Aparentemente es un vino con la evolución, de una larga
crianza, pero cuando ahondamos en sus entrañas, vemos algo más... la grandeza de
una añada, la qual, en su día no fue designada como tal, por sus problemas de
heladas. Se mantiene vivo y grande, es intenso y amplio. La fruta pasa, juega con
las especies, las notas terrosas y da la misma sensación que cuando olemos un
jerez muy viejo y sentimos la concentración de sus aromas, como cuando
reducimos una salsa para intensificar su sabor, cacao, café, trufa negra, hoja
de tabaco, y ese punto mentolado que sin duda, es la herencia que le dejó la
Cabernet Sauvignon, que en esa época su composición rondaba en un 70%.
En boca nos confirma su perfecto estado de salud, con esa
suave acidez, que junto a sus taninos todavía perceptibles, han mantenido a este
gran vino, elegancia, profundidad y persistencia.

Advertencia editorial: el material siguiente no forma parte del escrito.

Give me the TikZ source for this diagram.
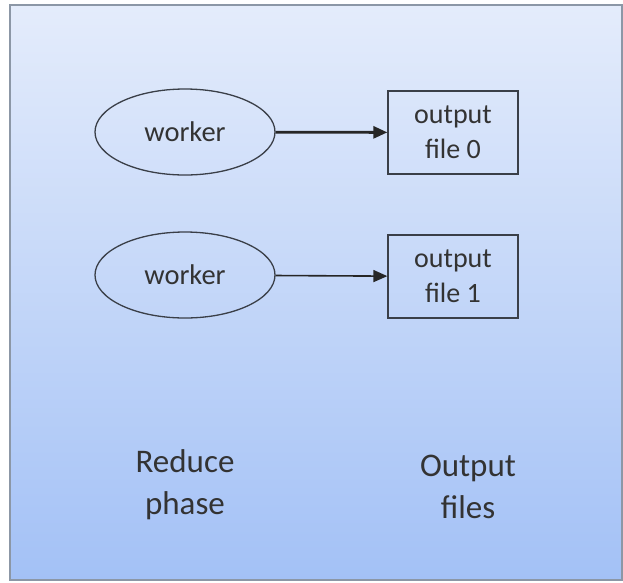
\documentclass[tikz,border=0pt]{standalone}
\usepackage{tikz}
\usepackage{xcolor}
\usepackage{fontspec}
\setmainfont{Carlito}
\usetikzlibrary{arrows.meta,shapes.geometric}

\definecolor{panetop}{HTML}{E4ECFB}
\definecolor{panebottom}{HTML}{A3C1F6}
\definecolor{paneedge}{HTML}{8C97A6}
\definecolor{inkgray}{HTML}{3A3F48}

\tikzset{
  worker/.style={ellipse, draw=inkgray, line width=1.3pt, minimum width=180pt,
    minimum height=86pt, inner sep=0pt, font=\fontsize{28.5}{33}\selectfont, text=black!80},
  outfile/.style={rectangle, draw=inkgray, line width=1.3pt, minimum width=130pt,
    minimum height=83pt, inner sep=0pt, align=center,
    font=\fontsize{28}{35}\selectfont, text=black!80},
  caption/.style={align=center, font=\fontsize{33}{42}\selectfont, text=black!80},
  feed/.style={-{Triangle[length=14pt,width=12pt]}, color=black!85}
}

\begin{document}
\begin{tikzpicture}[x=1pt,y=-1pt]
            \useasboundingbox (0,0) rectangle (623,582);
            % background pane
            \shade[top color=panetop, bottom color=panebottom] (10,5) rectangle (622,580);
            \draw[paneedge, line width=1.5pt] (10,5) rectangle (622,580);
            % workers
            \node[worker] (worker0) at (185,132) {worker};
            \node[worker] (worker1) at (185,275) {worker};
            % output files
            \node[outfile] (file0) at (453,132.5) {output\\file 0};
            \node[outfile] (file1) at (453,276.5) {output\\file 1};
            % arrows
            \draw[feed, line width=2.8pt] (worker0) -- (file0);
            \draw[feed, line width=1.6pt] (worker1) -- (file1);
            % phase labels
            \node[caption] (reduce) at (185,485) {Reduce\\phase};
            \node[caption] (outputs) at (468,487) {Output\\files};
        \end{tikzpicture}
\end{document}
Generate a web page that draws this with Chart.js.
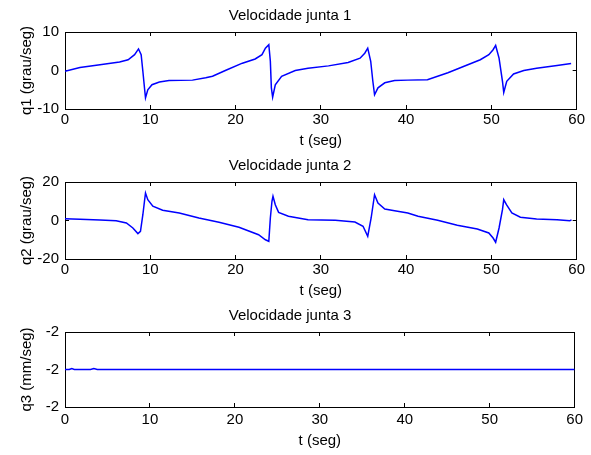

Sus aromas se mantienen en su
gran recorrido, con finura, y en su final, nos deja sensaciones de los
amargos de los taninos y se desvanece lentamente entre aromas de regaliz, trufa
negra y ciruela pasa.
Es emocionante, ver como el tiempo para algunos, pasa tan despacio. Eso te hace comprender que la excelencia de las añadas solo las tendría que calificar el tiempo.